Lewis admits that in this new type of "war," it may be harder to divine when speech truly poses an imminent threat that someone may act and perpetrate violence - the Supreme Court's test for regulation. How does one know whether a fiery sermon in a mosque will cause a listener to "imminently" plan and carry out an attack? Recent convictions, like those of Jose Padilla and the "Paintball" defendants I discussed in a prior column, show just how little evidence of potential harm is necessary for conviction. This troubles Lewis, and he admits that he has no good solution to the conundrum of how to protect both speech and safety.
On other post 9/11 constitutional issues, however, Lewis is much more definitive. He lambastes the government for imprisoning both Americans and foreign subjects as "enemy combatants" and holding them without trial for years, in violation of the Fifth and Sixth Amendments. He deplores the torture of prisoners and our government's insistence on continuing to torture (though not admitting that it is) and refusing to admit that practices such as waterboarding are assaults on the Eighth Amendment and international laws and treaties.

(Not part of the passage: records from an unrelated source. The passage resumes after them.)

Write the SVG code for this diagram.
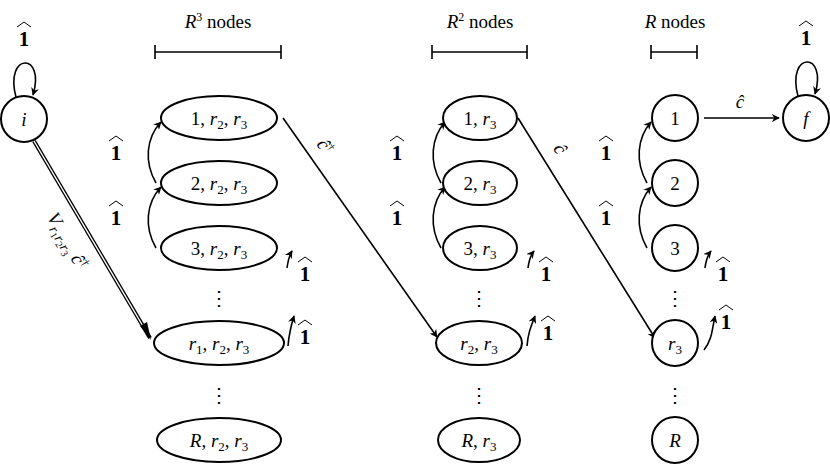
<svg xmlns="http://www.w3.org/2000/svg" width="830" height="467" viewBox="0 0 830 467">
<defs>
<marker id="ah" viewBox="0 0 10 10" refX="9" refY="5" markerWidth="8" markerHeight="8" markerUnits="userSpaceOnUse" orient="auto"><path d="M0,0 L10,5 L0,10 L3,5 Z" fill="#000"/></marker>
<g id="one"><text x="0" y="0" class="bb">1</text><path d="M-7,-19 L0,-24 L7,-19" fill="none" stroke="#000" stroke-width="1"/></g>
</defs>
<style>
.n{fill:#fff;stroke:#000;stroke-width:2}
.c{fill:none;stroke:#000;stroke-width:1.6}
text{font-family:"Liberation Serif","DejaVu Serif",serif;font-size:19px;text-anchor:middle;fill:#000}
.bb{font-family:"Liberation Serif",serif;font-size:21px;font-weight:bold;fill:#000}
.i{font-style:italic}
.d{font-size:20px}
</style>
<rect width="830" height="467" fill="#fff"/>
<g id="headers">
<text x="218" y="28"><tspan class="i">R</tspan><tspan font-size="12" dy="-7">3</tspan><tspan dy="7"> nodes</tspan></text>
<text x="480" y="28"><tspan class="i">R</tspan><tspan font-size="12" dy="-7">2</tspan><tspan dy="7"> nodes</tspan></text>
<text x="675" y="28"><tspan class="i">R</tspan> nodes</text>
<path class="c" d="M155,52H281M155,45V59M281,45V59M432,52H527M432,45V59M527,45V59M651,52H697M651,45V59M697,45V59"/>
</g>
<g id="connectors">
<path class="c" d="M16,97 C4,52 46,52 33,95" marker-end="url(#ah)"/>
<use href="#one" x="24" y="46"/>
<path class="c" d="M798,96 C786,51 828,51 815,94" marker-end="url(#ah)"/>
<use href="#one" x="806" y="45"/>
<path d="M34,141 L150,338" stroke="#000" stroke-width="4" fill="none"/>
<path d="M34,141 L147,333" stroke="#fff" stroke-width="1.4" fill="none"/>
<path d="M140,326 L151,340 L147,322 Z" fill="#000"/>
<text transform="translate(62,244) rotate(60)" font-size="20"><tspan class="i">V</tspan><tspan class="i" font-size="14" dy="4">r</tspan><tspan font-size="10" dy="2">1</tspan><tspan class="i" font-size="14" dy="-2">r</tspan><tspan font-size="10" dy="2">2</tspan><tspan class="i" font-size="14" dy="-2">r</tspan><tspan font-size="10" dy="2">3</tspan><tspan class="i" dy="-6"> ĉ</tspan><tspan font-size="12" dy="-7">†</tspan></text>
<path class="c" d="M283,118 L437,337" marker-end="url(#ah)"/>
<text transform="translate(320,150) rotate(55)" class="i">ĉ<tspan font-size="11" dy="-7" font-style="normal">†</tspan></text>
<path class="c" d="M518,118 L655,338" marker-end="url(#ah)"/>
<text transform="translate(555,152) rotate(58)" class="i">ĉ</text>
<path class="c" d="M704,118 H779" marker-end="url(#ah)"/>
<text x="740" y="108" class="i">ĉ</text>
<path class="c" d="M156,183 C144,162 146,138 161,122" marker-end="url(#ah)"/>
<path class="c" d="M156,248 C144,227 146,203 161,187" marker-end="url(#ah)"/>
<path class="c" d="M441,183 C429,162 431,138 445,122" marker-end="url(#ah)"/>
<path class="c" d="M441,248 C429,227 431,203 445,187" marker-end="url(#ah)"/>
<path class="c" d="M647,183 C635,162 637,138 651,122" marker-end="url(#ah)"/>
<path class="c" d="M647,248 C635,227 637,203 651,187" marker-end="url(#ah)"/>
<use href="#one" x="116" y="160"/><use href="#one" x="116" y="225"/>
<use href="#one" x="397" y="160"/><use href="#one" x="397" y="225"/>
<use href="#one" x="606" y="160"/><use href="#one" x="606" y="225"/>
<path class="c" d="M287,268 C288,260 289,256 292,251" marker-end="url(#ah)"/>
<path class="c" d="M288,346 C289,334 290,329 294,316" marker-end="url(#ah)"/>
<path class="c" d="M528,268 C529,260 530,256 534,251" marker-end="url(#ah)"/>
<path class="c" d="M527,346 C528,334 530,329 535,316" marker-end="url(#ah)"/>
<path class="c" d="M705,268 C706,260 707,256 711,251" marker-end="url(#ah)"/>
<path class="c" d="M704,350 C712,340 712,330 715,316" marker-end="url(#ah)"/>
<use href="#one" x="305" y="281"/><use href="#one" x="305" y="344"/>
<use href="#one" x="546" y="281"/><use href="#one" x="548" y="340"/>
<use href="#one" x="723" y="281"/><use href="#one" x="726" y="329"/>
</g>
<g id="dots">
<text x="219" y="305" class="d">⋮</text><text x="219" y="402" class="d">⋮</text>
<text x="479" y="305" class="d">⋮</text><text x="479" y="402" class="d">⋮</text>
<text x="675" y="305" class="d">⋮</text><text x="675" y="402" class="d">⋮</text>
</g>
<g id="node-i"><circle class="n" cx="24" cy="119" r="23"/><text x="24" y="126" class="i">i</text></g>
<g id="node-f"><circle class="n" cx="806" cy="118" r="23"/><text x="806" y="125" class="i">f</text></g>
<g id="n1-1"><ellipse class="n" cx="219" cy="118" rx="58" ry="22"/><text x="219" y="125">1, <tspan class="i">r</tspan><tspan font-size="13" dy="4">2</tspan><tspan dy="-4">, </tspan><tspan class="i">r</tspan><tspan font-size="13" dy="4">3</tspan></text></g>
<g id="n1-2"><ellipse class="n" cx="219" cy="183" rx="58" ry="22"/><text x="219" y="190">2, <tspan class="i">r</tspan><tspan font-size="13" dy="4">2</tspan><tspan dy="-4">, </tspan><tspan class="i">r</tspan><tspan font-size="13" dy="4">3</tspan></text></g>
<g id="n1-3"><ellipse class="n" cx="219" cy="248" rx="58" ry="22"/><text x="219" y="255">3, <tspan class="i">r</tspan><tspan font-size="13" dy="4">2</tspan><tspan dy="-4">, </tspan><tspan class="i">r</tspan><tspan font-size="13" dy="4">3</tspan></text></g>
<g id="n1-r1"><ellipse class="n" cx="219" cy="343" rx="65" ry="22"/><text x="219" y="350"><tspan class="i">r</tspan><tspan font-size="13" dy="4">1</tspan><tspan dy="-4">, </tspan><tspan class="i">r</tspan><tspan font-size="13" dy="4">2</tspan><tspan dy="-4">, </tspan><tspan class="i">r</tspan><tspan font-size="13" dy="4">3</tspan></text></g>
<g id="n1-R"><ellipse class="n" cx="219" cy="440" rx="62" ry="22"/><text x="219" y="447"><tspan class="i">R</tspan>, <tspan class="i">r</tspan><tspan font-size="13" dy="4">2</tspan><tspan dy="-4">, </tspan><tspan class="i">r</tspan><tspan font-size="13" dy="4">3</tspan></text></g>
<g id="n2-1"><ellipse class="n" cx="480" cy="118" rx="37" ry="22"/><text x="480" y="125">1, <tspan class="i">r</tspan><tspan font-size="13" dy="4">3</tspan></text></g>
<g id="n2-2"><ellipse class="n" cx="480" cy="183" rx="37" ry="22"/><text x="480" y="190">2, <tspan class="i">r</tspan><tspan font-size="13" dy="4">3</tspan></text></g>
<g id="n2-3"><ellipse class="n" cx="480" cy="248" rx="37" ry="22"/><text x="480" y="255">3, <tspan class="i">r</tspan><tspan font-size="13" dy="4">3</tspan></text></g>
<g id="n2-r2"><ellipse class="n" cx="479" cy="343" rx="43" ry="22"/><text x="479" y="350"><tspan class="i">r</tspan><tspan font-size="13" dy="4">2</tspan><tspan dy="-4">, </tspan><tspan class="i">r</tspan><tspan font-size="13" dy="4">3</tspan></text></g>
<g id="n2-R"><ellipse class="n" cx="479" cy="440" rx="41" ry="22"/><text x="479" y="447"><tspan class="i">R</tspan>, <tspan class="i">r</tspan><tspan font-size="13" dy="4">3</tspan></text></g>
<g id="n3-1"><circle class="n" cx="675" cy="118" r="23"/><text x="675" y="125">1</text></g>
<g id="n3-2"><circle class="n" cx="675" cy="183" r="23"/><text x="675" y="190">2</text></g>
<g id="n3-3"><circle class="n" cx="675" cy="248" r="23"/><text x="675" y="255">3</text></g>
<g id="n3-r3"><circle class="n" cx="675" cy="343" r="23"/><text x="675" y="350"><tspan class="i">r</tspan><tspan font-size="13" dy="4">3</tspan></text></g>
<g id="n3-R"><circle class="n" cx="675" cy="440" r="23"/><text x="675" y="447" class="i">R</text></g>
</svg>
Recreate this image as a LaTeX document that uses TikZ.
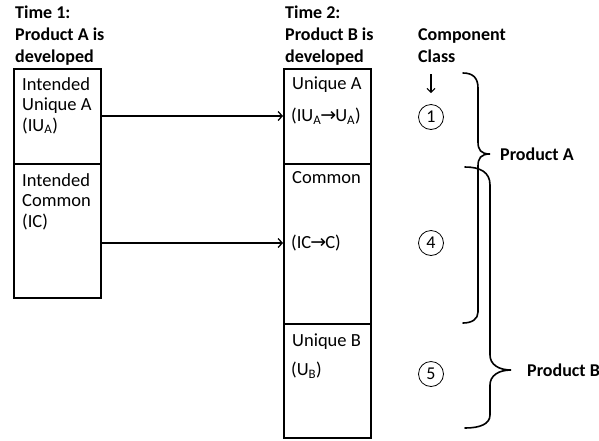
\documentclass[tikz,border=0pt]{standalone}
\usepackage{fontspec}
\setmainfont{Carlito}
\newfontfamily\arrowfont{DejaVu Sans}
\newcommand{\tto}{{\arrowfont\fontsize{19}{19}\selectfont\kern-1pt →\kern-1pt}}
\usetikzlibrary{arrows.meta}
\begin{document}
\begin{tikzpicture}[x=1pt,y=-1pt,
  box/.style={draw, line width=1.6pt, anchor=north west, inner sep=0pt, minimum width=87pt},
  hdr/.style={anchor=base west, inner sep=0pt, font=\fontsize{18}{22}\selectfont\bfseries, align=left},
  lbl/.style={anchor=base west, inner sep=0pt, font=\fontsize{18.5}{20.5}\selectfont, align=left},
  sub/.style={anchor=west, inner sep=0pt, font=\fontsize{18.5}{20}\selectfont},
  flow/.style={line width=1.3pt, -{Straight Barb[length=4pt,width=9pt]}},
  cls/.style={circle, draw, line width=0.8pt, inner sep=0pt, minimum size=25pt, font=\fontsize{18}{20}\selectfont},
  brace/.style={line width=1.6pt, line cap=round}
]
\useasboundingbox (0,0) rectangle (599,440);

% column headings (anchored on the baseline of the last line)
\node[hdr] (h1) at (15,62) {Time 1:\\Product A is\\developed};
\node[hdr] (h2) at (285,62) {Time 2:\\Product B is\\developed};
\node[hdr] (cc) at (418,62) {Component\\Class};

% component stacks
\node[box, minimum height=95pt]  (ia) at (13,68)  {};
\node[box, minimum height=134pt] (ic) at (13,163) {};
\node[box, minimum height=95pt]  (ua) at (283,68) {};
\node[box, minimum height=160pt] (cm) at (283,163) {};
\node[box, minimum height=114pt] (ub) at (283,323) {};

% text inside the stacks
\node[lbl] (tia) at (22,131) {Intended\\Unique A\\(IU\textsubscript{A})};
\node[lbl] (tic) at (22,227) {Intended\\Common\\(IC)};
\node[lbl] (tua) at (292,89) {Unique A};
\node[sub] (sua) at (291,116) {(IU\textsubscript{A}\tto U\textsubscript{A})};
\node[lbl] (tcm) at (292,183) {Common};
\node[sub] (scm) at (291,243) {(IC\tto C)};
\node[lbl] (tub) at (292,346) {Unique B};
\node[sub] (sub) at (291,370) {(U\textsubscript{B})};

% evolution of the intended classes
\draw[flow] (ia.east |- sua) -- (ua.west |- sua);
\draw[flow] (ic.east |- scm) -- (cm.west |- scm);

% component classes
\node[cls] (c1) at (431,117) {1};
\node[cls] (c4) at (431,243) {4};
\node[cls] (c5) at (431,374) {5};
\coordinate (dtop) at (431,74);
\draw[line width=1.1pt, -{Straight Barb[length=4pt,width=8pt]}, shorten >=11pt] (dtop) -- (c1.north);

% product braces
\draw[brace] (463,73) .. controls (473,73) and (478,78) .. (478,88) -- (478,142)
  .. controls (478,150) and (481,154) .. (490,154) coordinate (tipA)
  .. controls (481,154) and (478,158) .. (478,166) -- (478,312)
  .. controls (478,319) and (472,323) .. (463,323);
\draw[brace] (465,167) .. controls (480,167) and (490,172) .. (490,185) -- (490,355)
  .. controls (490,364) and (498,370) .. (511,370) coordinate (tipB)
  .. controls (498,370) and (490,376) .. (490,385) -- (490,415)
  .. controls (490,424) and (480,428) .. (465,428);
\node[hdr, anchor=west] (pa) at ([xshift=10pt]tipA) {Product A};
\node[hdr, anchor=west] (pb) at ([xshift=16pt]tipB) {Product B};
\end{tikzpicture}
\end{document}
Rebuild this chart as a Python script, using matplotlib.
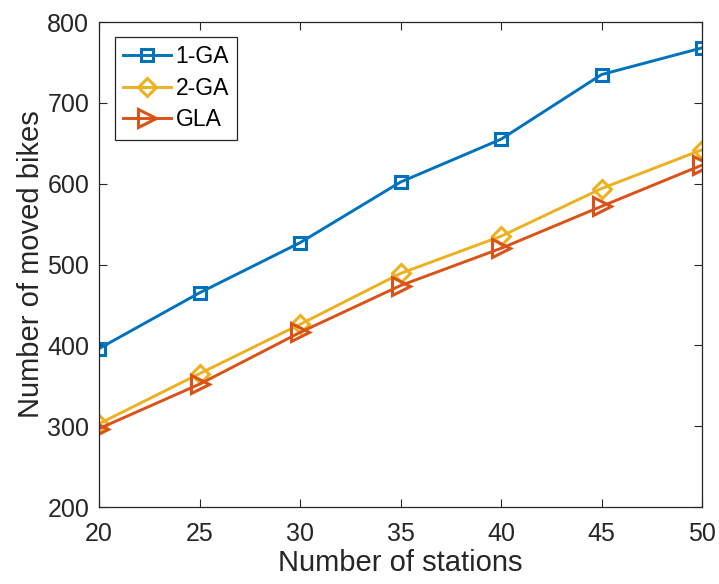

Lewis also faults the press for not more widely reporting and staying on these stories, while conceding that it is up against the most secretive Administration in history. While Lewis does credit the New York Times for reporting on the President's decision to secretly wiretap Americans, it should be noted that the Times sat on the story for years before publishing it.
Lewis reminds us that although the government puts many obstacles in the paths of everyday citizens and journalists who try to hold the government accountable to the laws and the Constitution, we must be constantly vigilant. At no time in history has the need for governmental accountability been more urgent and, at the same time, more difficult to achieve.